Let me preface my comments about the value of talents with a little story, courtesy of St. Matthew, 25:14-30.
“For it will be like a man going on a journey, who called his servants and entrusted to them his property. To one he gave five talents, to another two, to another one, to each according to his ability. Then he went away.
He who had received the five talents went at once and traded with them, and he made five talents more. So also he who had the two talents made two talents more. But he who had received the one talent went and dug in the ground and hid his master’s money.
Now after a long time the master of those servants came and settled accounts with them. And he who had received the five talents came forward, bringing five talents more, saying, ‘Master, you delivered to me five talents; here I have made five talents more.’ His master said to him, ‘Well done, good and faithful servant. You have been faithful over a little; I will set you over much. Enter into the joy of your master.’
And he also who had the two talents came forward, saying, ‘Master, you delivered to me two talents; here I have made two talents more.’ His master said to him, ‘Well done, good and faithful servant. You have been faithful over a little; I will set you over much.
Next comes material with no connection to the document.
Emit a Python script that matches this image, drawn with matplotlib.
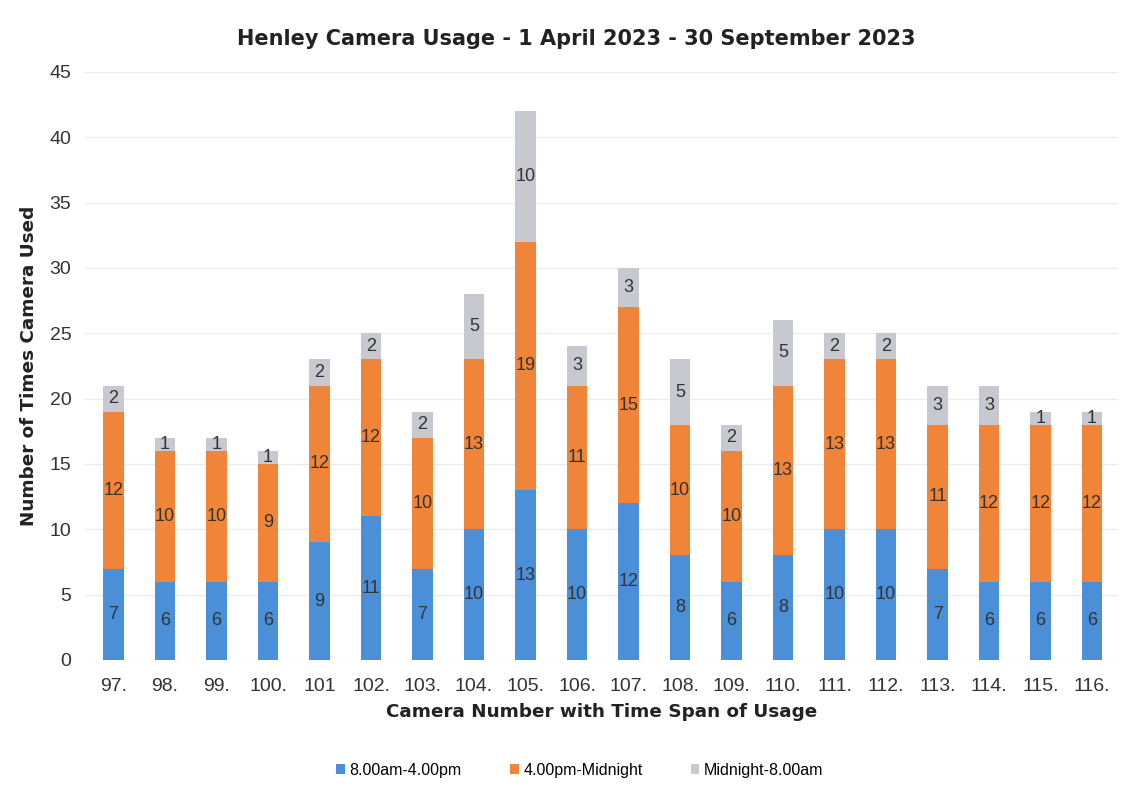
import numpy as np
import matplotlib
matplotlib.use('Agg')
import matplotlib.pyplot as plt

plt.rcParams['font.family'] = ['Liberation Sans', 'DejaVu Sans']

cameras = ['97.', '98.', '99.', '100.', '101', '102.', '103.', '104.', '105.', '106.',
           '107.', '108.', '109.', '110.', '111.', '112.', '113.', '114.', '115.', '116.']
day = [7, 6, 6, 6, 9, 11, 7, 10, 13, 10, 12, 8, 6, 8, 10, 10, 7, 6, 6, 6]
evening = [12, 10, 10, 9, 12, 12, 10, 13, 19, 11, 15, 10, 10, 13, 13, 13, 11, 12, 12, 12]
night = [2, 1, 1, 1, 2, 2, 2, 5, 10, 3, 3, 5, 2, 5, 2, 2, 3, 3, 1, 1]

series = [('8.00am-4.00pm', day, '#4a8fd8'),
          ('4.00pm-Midnight', evening, '#f0853a'),
          ('Midnight-8.00am', night, '#c8c8d0')]

fig = plt.figure(figsize=(11.36, 7.89), dpi=100)
ax = fig.add_axes([0.075, 0.1635, 0.909, 0.7455])

x = np.arange(len(cameras))
bottom = np.zeros(len(cameras))
for name, vals, col in series:
    vals = np.array(vals)
    bars = ax.bar(x, vals, 0.4, bottom=bottom, color=col, label=name, zorder=2)
    ax.bar_label(bars, labels=[str(v) for v in vals], label_type='center',
                 fontsize=13, color='#333333')
    bottom += vals

ax.set_xlim(-0.55, 19.5)
ax.set_ylim(0, 45)
ax.set_yticks(range(0, 46, 5))
ax.set_xticks(x)
ax.set_xticklabels(cameras)
ax.tick_params(axis='both', length=0, labelsize=14, colors='#333333')
ax.tick_params(axis='x', pad=13)
ax.tick_params(axis='y', pad=10)
ax.grid(axis='y', color='#ececec', linewidth=1, zorder=0)
for s in ax.spines.values():
    s.set_visible(False)

# wider bold face for the headings
heading = ['DejaVu Sans']
ax.set_title('Henley Camera Usage - 1 April 2023 - 30 September 2023',
             fontsize=15, fontweight='bold', family=heading, color='#222222',
             pad=19, x=0.476)
ax.set_xlabel('Camera Number with Time Span of Usage', fontsize=13.2,
              fontweight='bold', family=heading, color='#222222', labelpad=6)
ax.set_ylabel('Number of Times Camera Used', fontsize=13.2,
              fontweight='bold', family=heading, color='#222222', labelpad=8)

ax.legend(loc='upper center', bbox_to_anchor=(0.479, -0.15), ncol=3, frameon=False,
          fontsize=11.5, handlelength=0.55, handleheight=0.55, handletextpad=0.3,
          columnspacing=3.0)

fig.savefig('out.png', dpi=100, facecolor='white')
Enter into the joy of your master.’
He also who had received the one talent came forward, saying, ‘Master, I knew you to be a hard man, reaping where you did not sow, and gathering where you scattered no seed, so I was afraid, and I went and hid your talent in the ground. Here you have what is yours. But his master answered him, ‘You wicked and slothful servant! You knew that I reap where I have not sown and gather where I scattered no seed? Then you ought to have invested my money with the bankers, and at my coming I should have received what was my own with interest. So take the talent from him and give it to him who has the ten talents. For to everyone who has will more be given, and he will have an abundance. But from the one who has not, even what he has will be taken away. And cast the worthless servant into the outer darkness. In that place there will be moaning and wailing and gnashing of teeth.’”
While the talents of this story consisted of considerable sums of money (the equivalent of twenty years of a man’s wages), the story works equally well when we consider the definition of talents as the natural endowments of a person. Each of us has natural, God-given talents; we’re born with them. We didn’t earn them, nor does having them mean we are somehow special or better than someone else.
We can strengthen our talents through diligent study and practice but can only accomplish so much if true talent isn’t there. Some people may be completely unaware of some or all of their talents or feel too frightened of what may happen if they use them. That was the fate of the third servant in the parable, and for his failure to take advantage of the opportunity his master had provided for him, he lost what he had been given and was cast into the darkness.
But rather than dwell on his fate, let’s focus on the success of the first two servants. Notice the master did not give them the money; he only made it available for their use in his absence. Nor did he promise to cut them in on any gains he realized; he gave them the talents, each according to their ability, and rewarded their industry with his praise and the promise of more and greater things to come.
There are two important points to take away here. The third servant kicked away his opportunity to take advantage of what the master had given him because he was too focused on the consequences of his possible failure. Notice he didn’t lose his master’s money, he put it in a safe place. His failure was a result of focusing too much on his own shortcomings and weaknesses and not enough on employing the talent he had been given in a useful and profitable fashion. The lesson here is to define yourself by your talents and strengths and not your shortcomings and weaknesses.
The second point is to studiously make yourself aware of your talents. Many people are convinced they don’t even have them or, if they do, they should be modest about it and not go around putting them on display. Do you know what your talents are? You do have them, I can assure you of that. How do you feel about your talents? Are they something you feel embarrassed or uncomfortable with or are you OK with having them? As kids we can acquire some pretty odd ideas about having talents, but you’re not a kid anymore and owe it to yourself to spend some time examining both your talents and your attitudes toward them.
You were given these talents to use and it is only through their use that you will feel happy, content and peaceful with your life. Basing your life on building, strengthening and utilizing your talents, whatever they may be, is infinitely more rewarding than defining yourself by your shortcomings and weaknesses. While it’s helpful to be aware of your shortcomings and weaknesses, avoid focusing too much on them; they are not who you are.
One way to explore your talents is to ask a trusted friend for their feedback on what they’ve observed about you over time. There is some good information about talents available on-line, books, articles and inexpensive on-line personal inventories. Of course, there’s a lot of useless drivel available as well but you can sort through that and separate the wheat from the chaff.
There are times in everyone’s life when they are on the cusp of a new discovery, needing only one more incident to help them over the tipping point; this may be one of those times for you. If you feel lonely, dissatisfied or otherwise in a rut with the way your life is going, doing this type of research and experimentation may be just the thing you need to help turn things around. It can help provide a whole different perspective from which to view your life; it may serve to “connect the dots” with many seemingly unrelated ideas or thoughts you’ve had floating around in your consciousness. It would constitute a worthwhile and rewarding use of your time.
If nothing else your dentist will be pleased: all that gnashing can be pretty rough on your tooth enamel!